SUPPLIED MATERIAL

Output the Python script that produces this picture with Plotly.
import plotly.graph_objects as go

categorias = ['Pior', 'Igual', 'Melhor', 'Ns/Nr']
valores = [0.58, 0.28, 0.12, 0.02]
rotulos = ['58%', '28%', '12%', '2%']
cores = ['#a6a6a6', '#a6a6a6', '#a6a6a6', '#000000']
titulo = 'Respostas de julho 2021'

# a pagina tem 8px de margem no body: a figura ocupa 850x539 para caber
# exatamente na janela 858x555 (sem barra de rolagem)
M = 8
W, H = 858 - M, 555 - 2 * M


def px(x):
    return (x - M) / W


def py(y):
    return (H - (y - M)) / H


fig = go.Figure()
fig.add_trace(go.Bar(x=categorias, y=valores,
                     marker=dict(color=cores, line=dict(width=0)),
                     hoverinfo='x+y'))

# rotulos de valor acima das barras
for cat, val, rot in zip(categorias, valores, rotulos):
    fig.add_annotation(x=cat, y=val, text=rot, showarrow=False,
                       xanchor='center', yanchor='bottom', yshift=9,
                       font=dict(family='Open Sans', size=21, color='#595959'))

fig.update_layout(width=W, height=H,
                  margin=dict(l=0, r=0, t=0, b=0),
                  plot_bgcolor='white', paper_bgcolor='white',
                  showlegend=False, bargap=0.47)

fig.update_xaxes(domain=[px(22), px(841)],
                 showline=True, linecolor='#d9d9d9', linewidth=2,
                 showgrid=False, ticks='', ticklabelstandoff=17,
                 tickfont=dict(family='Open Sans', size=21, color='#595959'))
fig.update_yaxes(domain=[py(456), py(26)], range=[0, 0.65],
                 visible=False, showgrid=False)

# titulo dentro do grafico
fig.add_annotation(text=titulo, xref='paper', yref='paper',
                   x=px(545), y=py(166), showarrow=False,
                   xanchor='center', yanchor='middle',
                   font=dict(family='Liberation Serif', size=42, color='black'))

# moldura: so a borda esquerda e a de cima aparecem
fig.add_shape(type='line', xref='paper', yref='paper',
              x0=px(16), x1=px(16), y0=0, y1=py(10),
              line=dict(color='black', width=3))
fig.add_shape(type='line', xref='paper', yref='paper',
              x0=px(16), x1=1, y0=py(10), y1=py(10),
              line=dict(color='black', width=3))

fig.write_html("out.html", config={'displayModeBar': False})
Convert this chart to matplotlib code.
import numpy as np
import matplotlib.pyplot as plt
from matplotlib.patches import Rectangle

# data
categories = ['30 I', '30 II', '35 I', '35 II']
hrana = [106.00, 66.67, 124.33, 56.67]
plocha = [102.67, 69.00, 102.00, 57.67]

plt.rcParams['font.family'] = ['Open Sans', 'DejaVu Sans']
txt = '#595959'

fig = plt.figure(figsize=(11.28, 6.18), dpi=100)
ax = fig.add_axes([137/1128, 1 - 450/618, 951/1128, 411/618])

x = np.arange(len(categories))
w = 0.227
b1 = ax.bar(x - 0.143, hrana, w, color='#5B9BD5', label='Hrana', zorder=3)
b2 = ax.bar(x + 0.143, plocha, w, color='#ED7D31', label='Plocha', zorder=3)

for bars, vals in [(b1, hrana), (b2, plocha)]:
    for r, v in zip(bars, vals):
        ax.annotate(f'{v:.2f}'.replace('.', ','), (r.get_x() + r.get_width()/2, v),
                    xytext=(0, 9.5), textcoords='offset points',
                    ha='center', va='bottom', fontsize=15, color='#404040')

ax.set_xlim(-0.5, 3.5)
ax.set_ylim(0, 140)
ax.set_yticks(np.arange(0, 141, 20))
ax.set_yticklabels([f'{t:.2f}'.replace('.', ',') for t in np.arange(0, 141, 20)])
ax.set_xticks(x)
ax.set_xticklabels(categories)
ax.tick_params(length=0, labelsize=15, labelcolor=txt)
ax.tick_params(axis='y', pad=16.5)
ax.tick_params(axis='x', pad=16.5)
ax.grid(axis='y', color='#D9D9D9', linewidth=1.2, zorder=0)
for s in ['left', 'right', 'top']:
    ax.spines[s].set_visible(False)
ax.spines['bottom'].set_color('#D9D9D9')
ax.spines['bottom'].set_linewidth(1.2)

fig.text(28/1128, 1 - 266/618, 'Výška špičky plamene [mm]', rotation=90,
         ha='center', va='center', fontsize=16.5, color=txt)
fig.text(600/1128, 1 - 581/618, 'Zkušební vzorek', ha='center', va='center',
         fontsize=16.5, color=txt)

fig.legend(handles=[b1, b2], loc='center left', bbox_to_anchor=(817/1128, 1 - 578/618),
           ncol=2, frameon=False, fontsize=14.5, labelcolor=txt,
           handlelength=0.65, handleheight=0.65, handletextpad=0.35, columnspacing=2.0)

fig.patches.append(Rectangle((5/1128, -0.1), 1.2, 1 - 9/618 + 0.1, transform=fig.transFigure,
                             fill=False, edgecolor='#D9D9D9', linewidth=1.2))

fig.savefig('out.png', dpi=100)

EXERCISE PROMPT
Track down every line with the word "matplotlib" and copy it.

RESULT
Convert this chart to matplotlib code.
import matplotlib.pyplot as plt
from matplotlib.patches import Rectangle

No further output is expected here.